CEOs vow to do their best to avoid retrenchments as economy sags
But CEO Initiative head Jabu Mabuza says periods of economic distress often require employees and business leaders to do more with fewer resources
Business leaders have committed to avoid retrenchments as far as possible and have proposed measures to the government that could boost confidence in the economy, the CEO Initiative said on Tuesday.
The CEO Initiative includes leaders of top 40 JSE-listed companies who were among a delegation that included labour, which met President Cyril Ramaphosa, deputy president David Mabuza and several ministers at the president’s Economic Consultative Forum last week.
The forum was convened to find solutions to boost SA’s weak growth — expected to be less than 1% for 2018 following a surprise recession in the second quarter of 2018 — and address the high unemployment rate, which is sitting at 27.2% and an expanded rate of 37.2%. The expanded rate includes discouraged job seekers.
The forum was convened ahead of the government’s jobs summit, scheduled for October 4-5 and the investment summit running from October 25-27 this year.
Jabu Mabuza, co-convener of the CEO Initiative said at last week’s meeting that business had heeded labour’s calls for retrenchments to be avoided "wherever possible and ensure that burdens are fairly shared between managers and workers". In situations where retrenchments were unavoidable, support and re-training to enable workers to seek alternative employment was important.
But Mabuza added in his statement that "Periods of economic distress, such as that which our country is experiencing now, often require employees and business leaders to do more with fewer resources and make sacrifices over the short term, in order to build stronger businesses and a more efficient government that works for all its citizens".
This comes as speculation that the redesign of financial services firm Liberty may lead to job losses. Unnamed sources said executives "had been dropping hints of impending retrenchments", Business Report reported on Tuesday, to which Liberty responded that realignment was intended to improve efficiency. It declined to comment on job implications.
Last week, Telkom also disclosed its intention to offer voluntary separation and early retirement packages. It did not disclose how many jobs were on the line.

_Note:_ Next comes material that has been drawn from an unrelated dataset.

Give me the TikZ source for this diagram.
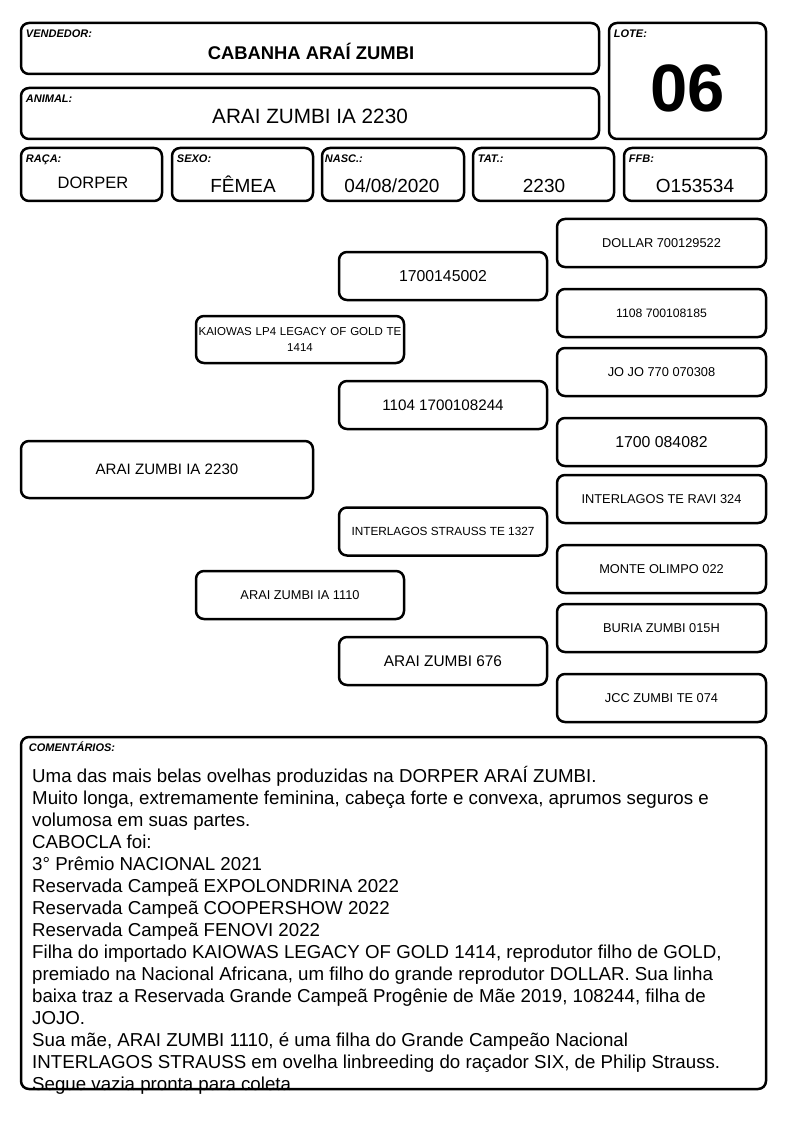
\documentclass[tikz,border=0pt]{standalone}
\usepackage{fontspec}
\setmainfont{Liberation Sans}
\usetikzlibrary{positioning}

\newcommand{\fs}[1]{\fontsize{#1}{#1}\selectfont}
\tikzset{
  box/.style={draw, line width=2.5pt, rounded corners=8pt, inner sep=0pt},
  lbl/.style={anchor=base west, inner sep=0pt, font=\bfseries\itshape\fs{11}},
  val/.style={anchor=base, inner sep=0pt},
  ped/.style={box, minimum width=208pt, minimum height=48pt, align=center, font=\fs{12.8}},
}

\begin{document}
\begin{tikzpicture}[x=1pt,y=-1pt]
    \useasboundingbox (0,0) rectangle (794,1123);
    % cabecalho
    \node[box, minimum width=578pt, minimum height=51pt] (vend) at (310,48.5) {};
    \node[lbl] (vendlbl) at ([shift={(6pt,-16pt)}]vend.north west) {VENDEDOR:};
    \node[val, font=\bfseries\fs{18.4}] (vendval) at (311,60) {CABANHA ARAÍ ZUMBI};
    \node[box, minimum width=578pt, minimum height=51pt] (anim) at (310,113.5) {};
    \node[lbl] (animlbl) at ([shift={(6pt,-16pt)}]anim.north west) {ANIMAL:};
    \node[val, font=\fs{20.7}] (animval) at (310,123.3) {ARAI ZUMBI IA 2230};
    \node[box, minimum width=157pt, minimum height=116pt] (lote) at (687.5,81) {};
    \node[lbl] (lotelbl) at ([shift={(6pt,-16pt)}]lote.north west) {LOTE:};
    \node[val, font=\bfseries\fs{67}] (loteval) at (687.5,111.5) {06};
    % linha de dados
    \node[box, minimum width=141pt, minimum height=53pt] (raca) at (91.5,174.5) {};
    \node[lbl] (racalbl) at ([shift={(6pt,-15.5pt)}]raca.north west) {RAÇA:};
    \node[val, font=\fs{16.5}] (racaval) at (93,188.3) {DORPER};
    \node[box, minimum width=141pt, minimum height=53pt] (sexo) at (242.5,174.5) {};
    \node[lbl] (sexolbl) at ([shift={(6pt,-15.5pt)}]sexo.north west) {SEXO:};
    \node[val, font=\fs{19}] (sexoval) at (243,192.3) {FÊMEA};
    \node[box, minimum width=142pt, minimum height=53pt] (nasc) at (393,174.5) {};
    \node[lbl] (nasclbl) at ([shift={(4pt,-15.5pt)}]nasc.north west) {NASC.:};
    \node[val, font=\fs{19}] (nascval) at (392,192.3) {04/08/2020};
    \node[box, minimum width=141pt, minimum height=53pt] (tat) at (543.5,174.5) {};
    \node[lbl] (tatlbl) at ([shift={(6pt,-15.5pt)}]tat.north west) {TAT.:};
    \node[val, font=\fs{19}] (tatval) at (544,192.3) {2230};
    \node[box, minimum width=142pt, minimum height=53pt] (ffb) at (695,174.5) {};
    \node[lbl] (ffblbl) at ([shift={(6pt,-15.5pt)}]ffb.north west) {FFB:};
    \node[val, font=\fs{19}] (ffbval) at (695,192.3) {O153534};
    % genealogia
    \node[ped, minimum width=292pt, minimum height=57pt, font=\fs{15.1}] (animal) at (167,469.5) {ARAI ZUMBI IA 2230};
    \node[ped, minimum height=47pt, font=\fontsize{11.5}{16}\selectfont, text width=206pt] (pai) at (300,339.5) {KAIOWAS LP4 LEGACY OF GOLD TE\\1414};
    \node[ped] (mae) at (300,595) {ARAI ZUMBI IA 1110};
    \node[ped, font=\fs{15.8}] (avopp) at (443,276) {1700145002};
    \node[ped, font=\fs{15.2}] (avopm) at (443,405) {1104 1700108244};
    \node[ped, font=\fs{11.8}] (avomp) at (443,531.5) {INTERLAGOS STRAUSS TE 1327};
    \node[ped, font=\fs{15.4}] (avomm) at (443,661) {ARAI ZUMBI 676};
    \node[ped, minimum width=209pt] (bis1) at (661.5,243) {DOLLAR 700129522};
    \node[ped, minimum width=209pt, font=\fs{12.2}] (bis2) at (661.5,313) {1108 700108185};
    \node[ped, minimum width=209pt] (bis3) at (661.5,372) {JO JO 770 070308};
    \node[ped, minimum width=209pt, font=\fs{15.8}] (bis4) at (661.5,442) {1700 084082};
    \node[ped, minimum width=209pt] (bis5) at (661.5,499) {INTERLAGOS TE RAVI 324};
    \node[ped, minimum width=209pt] (bis6) at (661.5,569) {MONTE OLIMPO 022};
    \node[ped, minimum width=209pt] (bis7) at (661.5,628) {BURIA ZUMBI 015H};
    \node[ped, minimum width=209pt] (bis8) at (661.5,698) {JCC ZUMBI TE 074};
    % comentarios
    \node[anchor=north west, inner sep=0pt, align=left, font=\fontsize{18.7}{22}\selectfont] (comtxt) at (32,766) {\rule{0pt}{14pt}Uma das mais belas ovelhas produzidas na DORPER ARAÍ ZUMBI.\\
      Muito longa, extremamente feminina, cabeça forte e convexa, aprumos seguros e\\
      volumosa em suas partes.\\
      CABOCLA foi:\\
      3° Prêmio NACIONAL 2021\\
      Reservada Campeã EXPOLONDRINA 2022\\
      Reservada Campeã COOPERSHOW 2022\\
      Reservada Campeã FENOVI 2022\\
      Filha do importado KAIOWAS LEGACY OF GOLD 1414, reprodutor filho de GOLD,\\
      premiado na Nacional Africana, um filho do grande reprodutor DOLLAR. Sua linha\\
      baixa traz a Reservada Grande Campeã Progênie de Mãe 2019, 108244, filha de\\
      JOJO.\\
      Sua mãe, ARAI ZUMBI 1110, é uma filha do Grande Campeão Nacional\\
      INTERLAGOS STRAUSS em ovelha linbreeding do raçador SIX, de Philip Strauss.\\
      Segue vazia pronta para coleta.};
    \node[box, minimum width=745pt, minimum height=352pt] (com) at (393.5,913) {};
    \node[lbl] (comlbl) at ([shift={(9pt,-15.5pt)}]com.north west) {COMENTÁRIOS:};
\end{tikzpicture}
\end{document}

Mabuza said at the meeting that business leaders also proposed the following measures to improve confidence in the economy:
• A focus on fiscal consolidation and stabilising sovereign debt levels
• Strengthening institutions that have been weakened and supporting Chapter 9 institutions;
• Addressing policy incoherence, particularly in mining, land and health, as well as underlining respect for the rule of law through consistent action in relation to transgressions; and
• Driving greater efficiency and productivity, both in the government and the private sector.
A statement from Ramaphosa’s office on Sunday said the president had provided an outline of the economic stimulus package to business leaders. Finance minister Nhlanhla Nene will provide further detail in the medium-term budget policy statement on October 24.
The package will include a “defined set of economic reforms covering issues such as mining, telecommunications, tourism and transport”.
Proposals to establish an infrastructure development initiative that draws on private-sector funding and delivery expertise were also discussed, the presidency said.
Ramaphosa indicated that the stimulus package would reprioritise government spending within the existing fiscal framework, towards activities that stimulate economic activity.